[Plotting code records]
%%

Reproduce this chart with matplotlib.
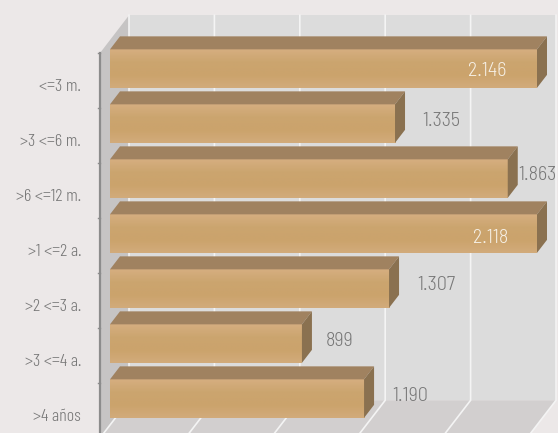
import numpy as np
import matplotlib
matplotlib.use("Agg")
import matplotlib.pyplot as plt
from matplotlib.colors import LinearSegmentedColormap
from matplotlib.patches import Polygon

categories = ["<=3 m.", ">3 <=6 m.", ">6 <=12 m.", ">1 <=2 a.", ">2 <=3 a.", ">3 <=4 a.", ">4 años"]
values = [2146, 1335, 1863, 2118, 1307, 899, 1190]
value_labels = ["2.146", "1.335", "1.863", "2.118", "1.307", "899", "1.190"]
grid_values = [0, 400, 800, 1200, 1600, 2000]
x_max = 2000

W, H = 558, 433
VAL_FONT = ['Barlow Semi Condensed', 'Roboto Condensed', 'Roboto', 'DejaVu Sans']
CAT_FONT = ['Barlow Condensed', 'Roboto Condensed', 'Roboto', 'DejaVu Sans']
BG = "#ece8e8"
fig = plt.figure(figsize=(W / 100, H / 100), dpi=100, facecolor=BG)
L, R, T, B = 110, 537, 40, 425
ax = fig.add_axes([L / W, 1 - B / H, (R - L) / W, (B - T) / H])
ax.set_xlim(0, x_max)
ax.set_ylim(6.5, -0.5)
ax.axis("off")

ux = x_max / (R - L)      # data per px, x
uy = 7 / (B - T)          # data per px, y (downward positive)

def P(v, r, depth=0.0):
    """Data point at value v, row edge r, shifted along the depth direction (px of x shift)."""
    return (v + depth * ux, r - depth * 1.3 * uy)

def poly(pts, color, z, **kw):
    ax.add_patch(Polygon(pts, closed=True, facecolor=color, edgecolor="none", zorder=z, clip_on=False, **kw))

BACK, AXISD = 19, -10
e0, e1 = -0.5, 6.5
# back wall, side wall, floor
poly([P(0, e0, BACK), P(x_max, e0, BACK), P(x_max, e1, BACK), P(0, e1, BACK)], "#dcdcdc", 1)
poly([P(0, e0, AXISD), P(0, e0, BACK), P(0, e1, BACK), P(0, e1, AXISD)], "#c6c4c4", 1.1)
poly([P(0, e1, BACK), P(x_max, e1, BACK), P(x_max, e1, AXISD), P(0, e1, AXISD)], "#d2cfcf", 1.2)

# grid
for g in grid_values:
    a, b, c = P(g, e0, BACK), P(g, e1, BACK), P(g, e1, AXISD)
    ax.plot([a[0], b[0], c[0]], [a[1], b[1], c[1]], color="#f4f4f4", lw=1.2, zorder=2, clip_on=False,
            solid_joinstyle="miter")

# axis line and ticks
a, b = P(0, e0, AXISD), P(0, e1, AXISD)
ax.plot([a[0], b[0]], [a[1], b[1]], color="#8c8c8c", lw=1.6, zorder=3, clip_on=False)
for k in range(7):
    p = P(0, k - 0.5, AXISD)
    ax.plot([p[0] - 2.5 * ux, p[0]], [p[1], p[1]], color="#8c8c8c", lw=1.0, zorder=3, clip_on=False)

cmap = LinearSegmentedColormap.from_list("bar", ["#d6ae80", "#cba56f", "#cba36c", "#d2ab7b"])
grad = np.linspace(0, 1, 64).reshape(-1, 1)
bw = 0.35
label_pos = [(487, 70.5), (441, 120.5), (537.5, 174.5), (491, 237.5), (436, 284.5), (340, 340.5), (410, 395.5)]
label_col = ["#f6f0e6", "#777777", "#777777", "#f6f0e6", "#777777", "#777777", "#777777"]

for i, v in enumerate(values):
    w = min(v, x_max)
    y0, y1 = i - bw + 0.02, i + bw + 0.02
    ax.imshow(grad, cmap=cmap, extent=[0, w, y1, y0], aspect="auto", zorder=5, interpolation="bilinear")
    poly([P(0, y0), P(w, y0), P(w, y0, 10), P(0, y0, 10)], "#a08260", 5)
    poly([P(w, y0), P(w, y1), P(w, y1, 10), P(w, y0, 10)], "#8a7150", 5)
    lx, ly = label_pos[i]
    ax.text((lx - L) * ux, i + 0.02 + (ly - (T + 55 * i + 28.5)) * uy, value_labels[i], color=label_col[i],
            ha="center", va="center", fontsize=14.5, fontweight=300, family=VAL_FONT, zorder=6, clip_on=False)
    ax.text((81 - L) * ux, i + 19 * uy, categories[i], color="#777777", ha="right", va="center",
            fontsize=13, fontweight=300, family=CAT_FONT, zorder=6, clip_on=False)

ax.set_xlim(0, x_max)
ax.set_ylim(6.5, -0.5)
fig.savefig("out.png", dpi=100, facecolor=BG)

%%
%%

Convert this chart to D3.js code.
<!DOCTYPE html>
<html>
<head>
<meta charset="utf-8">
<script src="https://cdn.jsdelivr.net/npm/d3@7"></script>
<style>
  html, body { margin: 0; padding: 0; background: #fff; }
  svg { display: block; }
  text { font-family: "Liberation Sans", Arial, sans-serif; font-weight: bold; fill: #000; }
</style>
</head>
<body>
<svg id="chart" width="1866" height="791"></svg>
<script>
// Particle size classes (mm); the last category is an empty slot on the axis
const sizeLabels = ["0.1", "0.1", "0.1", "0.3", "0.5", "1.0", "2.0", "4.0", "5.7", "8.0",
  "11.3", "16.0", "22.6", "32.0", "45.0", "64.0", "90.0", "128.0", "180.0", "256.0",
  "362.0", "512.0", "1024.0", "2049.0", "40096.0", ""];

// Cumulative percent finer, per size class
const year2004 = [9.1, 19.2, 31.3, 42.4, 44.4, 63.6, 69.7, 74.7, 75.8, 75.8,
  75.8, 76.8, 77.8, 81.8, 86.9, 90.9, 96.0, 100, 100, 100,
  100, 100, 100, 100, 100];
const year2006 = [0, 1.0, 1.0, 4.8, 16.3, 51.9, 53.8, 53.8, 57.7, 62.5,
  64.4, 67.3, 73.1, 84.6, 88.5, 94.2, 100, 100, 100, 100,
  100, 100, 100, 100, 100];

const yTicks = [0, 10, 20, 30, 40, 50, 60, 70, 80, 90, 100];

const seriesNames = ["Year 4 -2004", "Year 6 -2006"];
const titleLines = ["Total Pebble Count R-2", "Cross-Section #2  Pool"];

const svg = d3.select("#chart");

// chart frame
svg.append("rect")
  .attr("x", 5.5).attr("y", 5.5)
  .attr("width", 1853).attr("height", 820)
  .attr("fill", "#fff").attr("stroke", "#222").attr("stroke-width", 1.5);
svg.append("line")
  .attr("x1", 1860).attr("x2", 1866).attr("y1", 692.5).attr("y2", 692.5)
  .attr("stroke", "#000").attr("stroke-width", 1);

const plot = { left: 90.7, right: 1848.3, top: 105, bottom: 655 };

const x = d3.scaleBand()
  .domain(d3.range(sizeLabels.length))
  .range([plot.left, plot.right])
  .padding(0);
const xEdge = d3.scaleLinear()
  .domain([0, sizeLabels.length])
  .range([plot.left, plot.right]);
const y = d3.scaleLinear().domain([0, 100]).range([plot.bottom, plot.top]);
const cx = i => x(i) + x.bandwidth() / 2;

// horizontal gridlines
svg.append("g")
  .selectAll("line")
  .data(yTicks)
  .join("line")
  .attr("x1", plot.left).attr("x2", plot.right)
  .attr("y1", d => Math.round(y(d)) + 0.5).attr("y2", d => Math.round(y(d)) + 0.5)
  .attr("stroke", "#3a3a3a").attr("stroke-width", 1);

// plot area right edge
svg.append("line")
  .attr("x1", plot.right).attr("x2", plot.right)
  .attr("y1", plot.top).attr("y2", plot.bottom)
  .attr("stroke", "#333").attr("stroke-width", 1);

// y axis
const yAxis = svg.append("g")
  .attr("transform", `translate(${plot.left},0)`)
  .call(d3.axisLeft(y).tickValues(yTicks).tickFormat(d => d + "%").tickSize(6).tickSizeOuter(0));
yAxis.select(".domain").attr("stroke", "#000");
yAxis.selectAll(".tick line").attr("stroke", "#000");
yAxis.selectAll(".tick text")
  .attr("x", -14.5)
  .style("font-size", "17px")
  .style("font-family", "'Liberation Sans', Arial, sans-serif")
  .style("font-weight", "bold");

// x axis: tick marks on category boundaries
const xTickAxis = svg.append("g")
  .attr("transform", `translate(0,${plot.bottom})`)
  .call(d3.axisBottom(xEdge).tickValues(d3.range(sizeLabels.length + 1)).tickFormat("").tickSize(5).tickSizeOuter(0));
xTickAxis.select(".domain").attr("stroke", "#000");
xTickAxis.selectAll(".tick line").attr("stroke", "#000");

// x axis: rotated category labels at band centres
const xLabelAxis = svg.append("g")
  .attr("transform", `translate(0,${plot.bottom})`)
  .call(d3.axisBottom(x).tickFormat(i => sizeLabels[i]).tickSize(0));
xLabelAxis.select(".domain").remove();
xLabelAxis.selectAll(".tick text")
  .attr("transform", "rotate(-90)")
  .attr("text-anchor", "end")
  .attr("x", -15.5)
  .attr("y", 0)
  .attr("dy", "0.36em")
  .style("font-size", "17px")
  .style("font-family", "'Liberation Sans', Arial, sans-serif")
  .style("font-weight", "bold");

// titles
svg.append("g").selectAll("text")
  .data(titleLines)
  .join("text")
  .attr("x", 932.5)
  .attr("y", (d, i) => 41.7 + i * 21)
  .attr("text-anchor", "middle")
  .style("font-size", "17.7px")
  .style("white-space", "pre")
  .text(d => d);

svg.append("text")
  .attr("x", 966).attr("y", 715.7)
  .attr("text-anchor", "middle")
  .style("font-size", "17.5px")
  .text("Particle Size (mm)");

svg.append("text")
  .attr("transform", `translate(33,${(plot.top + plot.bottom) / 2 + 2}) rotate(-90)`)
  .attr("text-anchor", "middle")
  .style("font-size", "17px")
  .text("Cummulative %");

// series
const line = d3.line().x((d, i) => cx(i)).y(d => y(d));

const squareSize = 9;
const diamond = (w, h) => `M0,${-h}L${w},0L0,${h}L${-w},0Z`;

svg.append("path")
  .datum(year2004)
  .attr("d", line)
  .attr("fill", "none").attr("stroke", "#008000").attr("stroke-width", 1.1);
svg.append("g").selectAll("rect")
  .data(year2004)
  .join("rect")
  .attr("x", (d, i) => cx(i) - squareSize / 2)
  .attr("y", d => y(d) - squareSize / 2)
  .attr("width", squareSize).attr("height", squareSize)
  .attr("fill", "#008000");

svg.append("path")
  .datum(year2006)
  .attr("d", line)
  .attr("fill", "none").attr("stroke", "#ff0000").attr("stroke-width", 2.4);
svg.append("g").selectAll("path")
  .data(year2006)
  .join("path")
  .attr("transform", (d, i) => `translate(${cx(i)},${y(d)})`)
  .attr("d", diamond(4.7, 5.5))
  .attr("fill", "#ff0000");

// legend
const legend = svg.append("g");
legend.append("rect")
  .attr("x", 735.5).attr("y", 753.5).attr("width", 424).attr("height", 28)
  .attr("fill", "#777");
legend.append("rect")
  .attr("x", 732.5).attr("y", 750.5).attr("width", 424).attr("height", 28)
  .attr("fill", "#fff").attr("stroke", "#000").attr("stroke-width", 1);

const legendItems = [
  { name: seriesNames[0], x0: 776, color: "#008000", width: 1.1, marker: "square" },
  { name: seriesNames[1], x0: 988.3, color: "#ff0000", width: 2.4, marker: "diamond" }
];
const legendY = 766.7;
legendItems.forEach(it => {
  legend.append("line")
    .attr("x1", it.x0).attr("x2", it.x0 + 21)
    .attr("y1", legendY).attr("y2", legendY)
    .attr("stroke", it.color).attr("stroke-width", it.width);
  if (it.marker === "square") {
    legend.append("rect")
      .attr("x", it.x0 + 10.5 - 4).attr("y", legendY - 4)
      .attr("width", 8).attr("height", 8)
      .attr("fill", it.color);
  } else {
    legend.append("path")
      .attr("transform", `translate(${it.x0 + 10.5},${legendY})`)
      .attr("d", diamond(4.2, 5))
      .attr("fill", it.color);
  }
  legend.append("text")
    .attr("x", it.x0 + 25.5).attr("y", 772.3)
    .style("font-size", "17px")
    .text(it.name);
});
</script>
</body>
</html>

%%

Set exercise ▸
Identify the lines in the entries above that contain "chart", then copy them out.

Exercise result ▸
Reproduce this chart with matplotlib.
Convert this chart to D3.js code.
<svg id="chart" width="1866" height="791"></svg>
const svg = d3.select("#chart");
// chart frame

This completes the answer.